The training program was divided into two sessions: theory and practice. The subjects include maritime law, in-situ preservation of shipwrecks and other underwater sites, museology, monitoring techniques, Asian shipbuilding technology and ethnographic boat building. The practical exercises include 2D and 3D survey tasks (wet and dry) and the actual dive on the shipwreck.

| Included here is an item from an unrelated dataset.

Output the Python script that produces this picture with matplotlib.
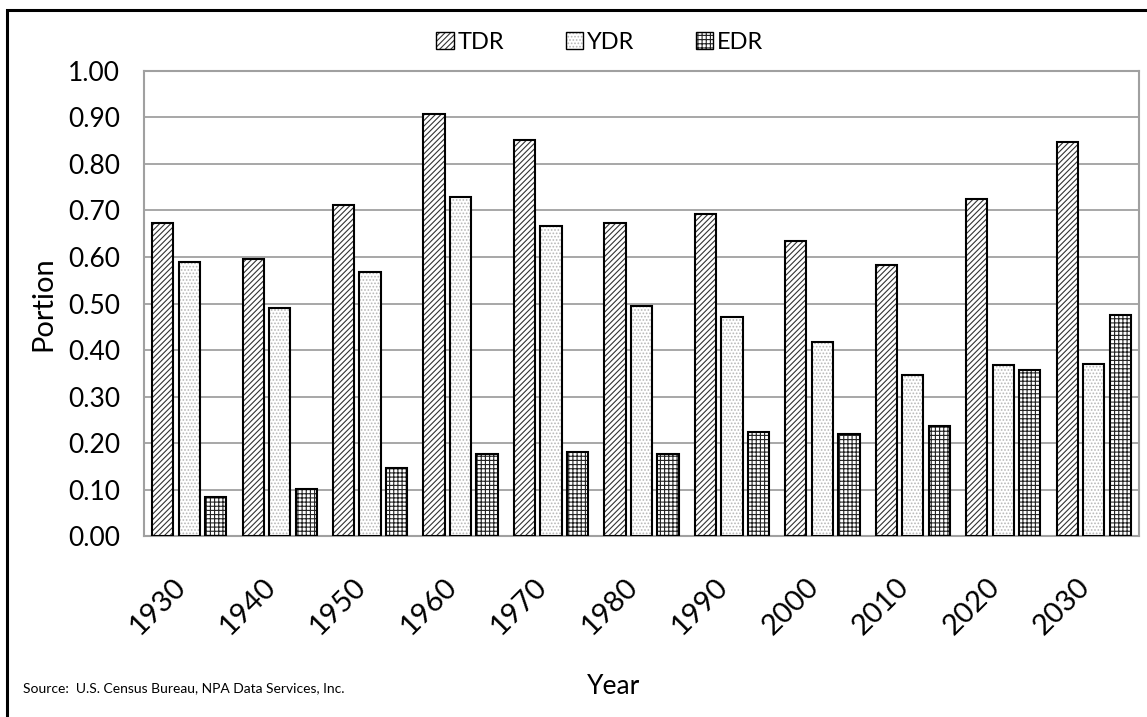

The UNESCO-sponsored First Foundation Course Underwater Cultural Heritage was a success. The participants were able to gain new knowledge various subjects related to underwater archaeology with special focus on the UNESCO 2001 Convention as well as the methodology of conducting a non-disturbance survey, measurement and recording of a shipwreck.
Based on the participants’ collective experience, a number of recommendations have been formulated:
 That we need to make an effort to protect our Underwater Cultural Heritage since it is under threat;

 That in-situ preservation, or leaving submerged archaeological objects as it is, is essential in protecting our underwater cultural heritage;

 That we need to raise awareness to the general public through presentations, exhibitions, publications and making sites available in-situ;

 That there is a need to build professional capacity in the Asia-Pacific region in the form of trainings, workshops, seminars and collaborative projects between countries

 And that only when there is a general consensus about the value of extant Underwater Cultural Heritage that we can preserve it

Finally, it is very important for each country to consider carefully and take steps to ratify the 2001 UNESCO CONVENTION on the Protection on our Underwater Cultural Heritage since this is the only way that we can protect and preserve humanity’s submerged cultural resource.